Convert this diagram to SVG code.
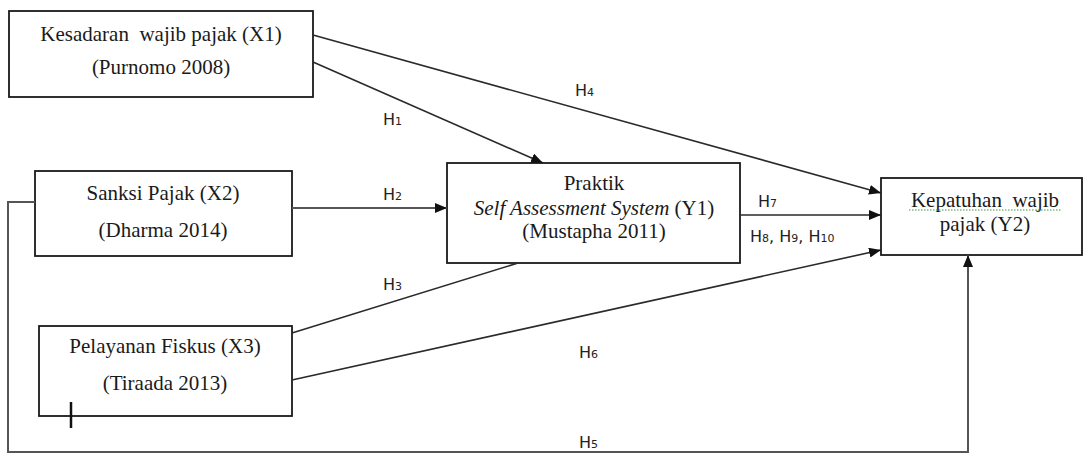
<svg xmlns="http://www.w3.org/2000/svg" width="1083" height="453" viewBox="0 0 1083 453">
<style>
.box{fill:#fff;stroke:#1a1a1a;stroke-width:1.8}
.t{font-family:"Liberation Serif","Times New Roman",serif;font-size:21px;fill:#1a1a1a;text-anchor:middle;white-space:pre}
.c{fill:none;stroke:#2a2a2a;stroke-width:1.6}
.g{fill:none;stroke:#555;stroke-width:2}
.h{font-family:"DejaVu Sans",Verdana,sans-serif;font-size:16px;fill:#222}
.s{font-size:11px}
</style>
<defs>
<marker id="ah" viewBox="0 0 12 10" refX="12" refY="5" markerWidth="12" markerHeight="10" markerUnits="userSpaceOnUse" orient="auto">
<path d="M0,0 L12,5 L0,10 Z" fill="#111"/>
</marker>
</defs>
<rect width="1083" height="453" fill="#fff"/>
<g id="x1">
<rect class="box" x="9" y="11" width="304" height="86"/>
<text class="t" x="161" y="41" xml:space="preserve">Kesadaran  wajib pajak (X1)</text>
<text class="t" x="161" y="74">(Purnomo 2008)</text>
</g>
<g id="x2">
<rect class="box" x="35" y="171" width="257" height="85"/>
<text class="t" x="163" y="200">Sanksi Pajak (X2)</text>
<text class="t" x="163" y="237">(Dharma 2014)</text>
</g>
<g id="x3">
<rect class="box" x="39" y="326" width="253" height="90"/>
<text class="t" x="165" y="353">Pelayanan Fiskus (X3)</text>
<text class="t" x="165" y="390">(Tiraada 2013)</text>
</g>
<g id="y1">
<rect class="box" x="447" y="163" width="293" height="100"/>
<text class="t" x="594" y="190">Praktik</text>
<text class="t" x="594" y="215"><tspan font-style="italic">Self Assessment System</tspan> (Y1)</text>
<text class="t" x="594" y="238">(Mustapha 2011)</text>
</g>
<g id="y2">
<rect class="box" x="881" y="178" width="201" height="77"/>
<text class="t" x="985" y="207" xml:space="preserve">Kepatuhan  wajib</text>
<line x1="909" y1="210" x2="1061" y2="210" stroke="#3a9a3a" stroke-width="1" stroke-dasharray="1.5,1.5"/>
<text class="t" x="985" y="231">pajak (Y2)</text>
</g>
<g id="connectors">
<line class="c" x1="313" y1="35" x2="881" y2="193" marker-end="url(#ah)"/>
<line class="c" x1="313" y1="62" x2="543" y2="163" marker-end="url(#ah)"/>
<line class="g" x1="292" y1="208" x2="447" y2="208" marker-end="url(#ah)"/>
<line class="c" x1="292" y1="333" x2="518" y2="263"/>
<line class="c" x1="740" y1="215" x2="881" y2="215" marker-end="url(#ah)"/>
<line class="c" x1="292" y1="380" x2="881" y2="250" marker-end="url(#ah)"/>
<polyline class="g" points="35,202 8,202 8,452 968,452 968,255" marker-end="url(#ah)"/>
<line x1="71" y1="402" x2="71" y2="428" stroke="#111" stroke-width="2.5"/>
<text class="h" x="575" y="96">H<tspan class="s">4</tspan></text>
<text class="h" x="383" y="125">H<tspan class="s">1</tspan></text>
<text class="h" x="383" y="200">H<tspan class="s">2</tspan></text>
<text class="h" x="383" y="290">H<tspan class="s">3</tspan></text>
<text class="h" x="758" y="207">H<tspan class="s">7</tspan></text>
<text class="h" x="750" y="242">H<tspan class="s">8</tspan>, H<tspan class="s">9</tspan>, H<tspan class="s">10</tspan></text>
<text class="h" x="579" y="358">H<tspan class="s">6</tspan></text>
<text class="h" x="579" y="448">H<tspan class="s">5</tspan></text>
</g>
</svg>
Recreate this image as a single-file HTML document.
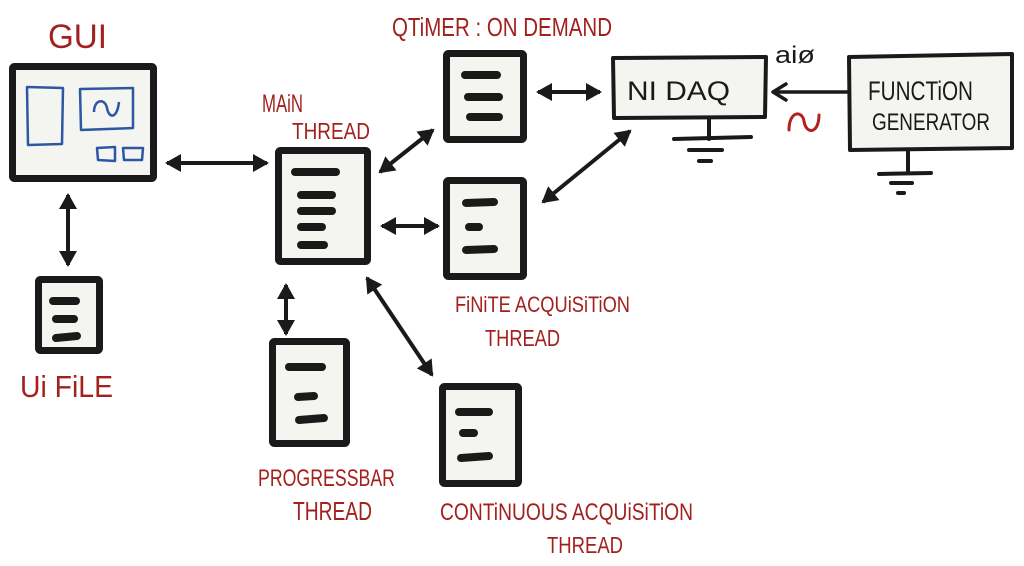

Given request:
Of all the lines above, how many contain the word "this"? Answer with only the number.

Complete response:
2